消費税法において、領収書には「購入者の名前(3万円以上の場合)」「購入の年月日」「購入の金額」「購入先の名前」「購入した品名」の記載が必要とされています(引用元:領収書とレシートはどう違うのか?)
追記(2021/05/19)
領収書をもらった時にチェックしておきたい項目は下記を参考にしてみてください。
<記載事項のチェックポイント>
・宛名…受取人(自身)の氏名や屋号が間違いなく記載されているか
・金額…数字に間違いがなく、数字の先頭に「¥」や「金」、末尾には「-」や「也」などの記載があるか
・用途…「品代」などではなく、「文房具代として」「接待費として」などの具体的記載があり、クレジットカード払いの場合は、その旨が明記されているか
・日付…日付に間違いがないか
・発行者…領収書を発行した者の住所・氏名(または会社名、店名など)が入っているか
・印紙…金額が5万円(税込)以上の場合、定められた額の収入印紙の貼り付けおよび消印があるか
(引用元:個人事業主はここに注意!領収書のもらい方と保管方法)
領収書内にプライベートなものと混ざった時
- 対象の品に丸をつけておけばOK
領収書やレシートがない時
- クレジットカードの明細書も使える
- 出金伝票を使う手もある
こんな感じで、もらった領収書をすぐ貼れるように、A4用紙にその月を書いてデスクの横の壁に貼ってます。このままクリアファイルにファイリングしておけばスマートな感じです!(会社員時代にこうやって紙にまとめて貼って提出してねと言われていたの、たしかに整理しやすいので納得です!)
8. デザイナーがよく使う勘定項目
私がよく使う勘定項目(経費を付ける時に仕訳をする項目)をピックアップしてみました。
これが正解という訳ではないので、あくまでも参考程度にご覧ください。
電車代にSuicaを使うなら、クラウド会計ソフトで履歴の取り込みができたり、モバイルSuicaから履歴を取得することも可能です。ただし、モバイルSuicaは6ヶ月前までしかさかのぼれないので、確定申告の時に一気にやるという方は要注意です!
確定申告をする時
9. クラウド会計ソフトがやっぱり便利
私も簿記などまったくわからない素人なので、クラウド会計ソフトがあると確定申告もそこまで悩まずに終わらせられるのでオススメです。たしかに有料ではありますが、しっかりと青色確定申告の65万円控除の方に申請できると思えば、全然もとが取れるんじゃないかと思ってます!
10. 確定申告の職業欄には「デザイナー」と書いた方がいい
国民健康保険が高いので、デザイナーだと文芸美術国民健康保険組合に入ることを検討すると思います。

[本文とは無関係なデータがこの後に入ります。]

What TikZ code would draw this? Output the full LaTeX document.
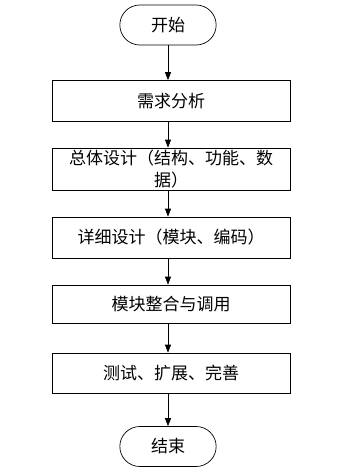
\documentclass[tikz,border=0pt]{standalone}
\usepackage{fontspec}
\newfontfamily\cjkfont{Noto Sans CJK SC}
\usetikzlibrary{arrows.meta, positioning, shapes.misc}

\begin{document}
\begin{tikzpicture}[
    x=1pt, y=1pt,
    box/.style={rectangle, draw, minimum width=238pt, minimum height=41pt,
                align=center, inner xsep=13pt, inner ysep=0pt},
    term/.style={rounded rectangle, draw, minimum width=103pt, minimum height=40pt},
    arrow/.style={-{Triangle[length=8pt, width=6pt]}, line width=0.7pt},
    every node/.style={font=\cjkfont\fontsize{17}{22}\selectfont, line width=0.7pt}
]
\useasboundingbox (0,0) rectangle (339,-476);

% Terminals
\node[term] (start) at (168,-25) {开始};
\node[term] (stop) at (168,-446.5) {结束};

% Main vertical flow
\node[box] (req) at (171,-101) {需求分析};
\node[box, minimum height=42pt] (overall) at (171,-169) {总体设计（结构、功能、数\\据）};
\node[box] (detail) at (171,-237.5) {详细设计（模块、编码）};
\node[box, minimum height=38pt] (integ) at (171,-304) {模块整合与调用};
\node[box, minimum height=40pt] (test) at (171,-373) {测试、扩展、完善};

% Vertical arrows
\draw[arrow] (start.south) -- (start.south |- req.north);
\draw[arrow] (start.south |- req.south) -- (start.south |- overall.north);
\draw[arrow] (start.south |- overall.south) -- (start.south |- detail.north);
\draw[arrow] (start.south |- detail.south) -- (start.south |- integ.north);
\draw[arrow] (start.south |- integ.south) -- (start.south |- test.north);
\draw[arrow] (start.south |- test.south) -- (stop.north);

\end{tikzpicture}
\end{document}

健康保険組合に入るには組合加盟の各団体の会員にならないとなのですが、おそらくフリーランスデザイナーさんの多くが選択するであろう日本イラストレーション協会(JILLA)へ入会する際、提出する確定申告書控の職業欄に「クリエイター」や「フリーランス」と書いてあるとNGなのです。
JILLAに加入できる職業名一覧
イラストレーター
イラストレーター/イラストレーション制作(業)/絵本作家/画家/美術家/
建築パース(制作)/3DCG(制作)/キャラクターデザイン
デザイナー
グラフィックデザイナー/グラフィックデザイン/デザイナー/デザイン(業)
WEB 関連事業者 ※1
WEB デザイナー/WEB デザイン/HP デザイン
漫画家
漫画家/漫画制作(業)/漫画執筆(業)
その他 ※2
編集(業)/編集者アニメーター/フォトレタッチャー/アートディレクター
(引用元:加入について | JILLA 日本イラストレーション協会 ジャイラ)
私は去年の確定申告で知らずにクリエイターと書いてしまっていて、入ろうと思っても入れませんでした・・。(開業届もクラウド会計ソフトで作成して、その時の職業欄も「クリエイター」と書いていたのでそのまま確定申告書にも反映されていた感じです。)
最後に. 私がこれから検討しようと思っていること
さて、私もフリーランスになって2年目になりまして、なんとか続けられそうなので、そろそろもう少し先のことも踏まえて
- 年金の積み立てや自分に退職金
- 健康保険組合への加入
この辺を検討していこうかなと思ってます!
まだまだ私自身もわかってないことがいろいろあるかと思いますが、会社員で一生を終えていたら一生わからないでいたであろうことも知ることで出来て、フリーランスをやってみるのも良い経験だなと感じています。